\name{psiDabsMC}
\alias{psiDabsMC}
\title{Absolute Value of Generator Derivatives via Monte Carlo}
\description{
  Computes the absolute values of the \eqn{d}th generator derivative
  \eqn{\psi^{(d)}}{psi^{(d)}} via Monte Carlo simulation.
}
\usage{
psiDabsMC(t, family, theta, degree = 1, n.MC,
          method = c("log", "direct", "pois.direct", "pois"),
          log = FALSE)
}
\arguments{
  \item{t}{\code{\link{numeric}} vector of evaluation points.}
  \item{family}{Archimedean family (name or object).}
  \item{theta}{parameter value.}
  \item{degree}{order \eqn{d} of the derivative.}
  \item{n.MC}{Monte Carlo sample size.}
  \item{method}{different methods:
    \describe{
      \item{\code{"log"}:}{evaluates the logarithm of the sum involved
	in the Monte Carlo approximation in a numerically stable way;}
      \item{\code{"direct"}:}{directly evaluates the sum;}
      \item{\code{"pois.direct"}:}{interprets the sum in terms of the
	density of a Poisson distribution and evaluates this density directly;}
      \item{\code{"pois"}:}{as for \code{method="pois"} but evaluates
	the logarithm of the Poisson density in a numerically stable way.}
    }
  }
  \item{log}{if TRUE the logarithm of psiDabs is returned.}
}
\details{
  The absolute value of the \eqn{d}th derivative of the Laplace-Stieltjes transform
  \eqn{\psi=\mathcal{LS}[F]}{psi=LS[F]} can be approximated via
  \deqn{(-1)^d\psi^{(d)}(t)=\int_0^\infty
    x^d\exp(-tx)\,dF(x)\approx\frac{1}{N}\sum_{k=1}^NV_k^d\exp(-V_kt),\ t > 0,}{%
    (-1)^d psi^{(d)}(t) = int_0^Inf x^d exp(-tx) dF(x) ~= (1/N) sum(k=1..N)V_k^d exp(-V_k t), t > 0,}
  where \eqn{V_k\sim F,\ k\in\{1,\dots,N\}}{V_k ~ F, k in {1,...,N}}.

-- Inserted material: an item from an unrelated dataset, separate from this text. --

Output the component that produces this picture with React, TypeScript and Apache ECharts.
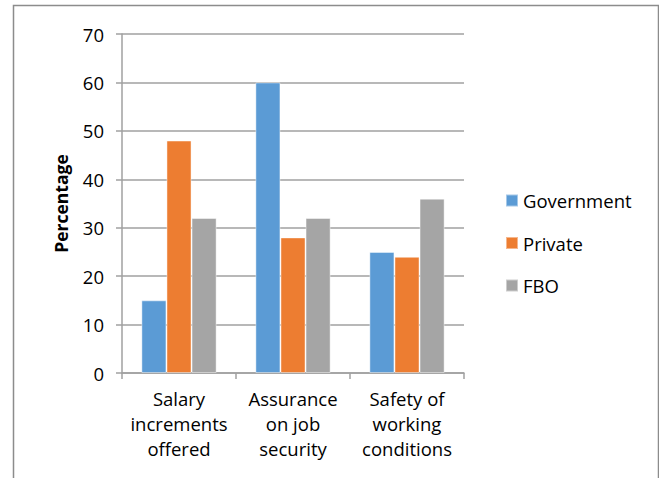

  This approximation is used where \eqn{d=}\code{degree} and
  \eqn{N=}\code{n.MC}.  Note that this is comparably fast even if
  \code{t} contains many evaluation points, since the random variates
  \eqn{V_k\sim F,\ k\in\{1,\dots,N\}}{V_k ~ F, k in {1,...,N}} only have
  to be generated once, not depending on \code{t}.
}
\value{
  \code{\link{numeric}} vector of the same length as \code{t} containing
  the absolute values of the generator derivatives.
}
\author{Marius Hofert}
\references{
  Hofert, M., \enc{Mächler}{Maechler}, M., and McNeil, A. J. (2011a),
  Estimators for Archimedean copulas in high dimensions: A comparison,
  to be submitted.
}
\seealso{
  \code{\link{acopula-families}}.
}
\examples{
t <- c(0:100,Inf)
set.seed(1)
psiDabsMC(t, family="Gumbel", theta=2, degree=10, n.MC=10000, log=TRUE)
## Note: The absolute value of the derivative at 0 should be Inf for
## Gumbel, however, it is always finite for the Monte Carlo approximation
}
\keyword{distribution}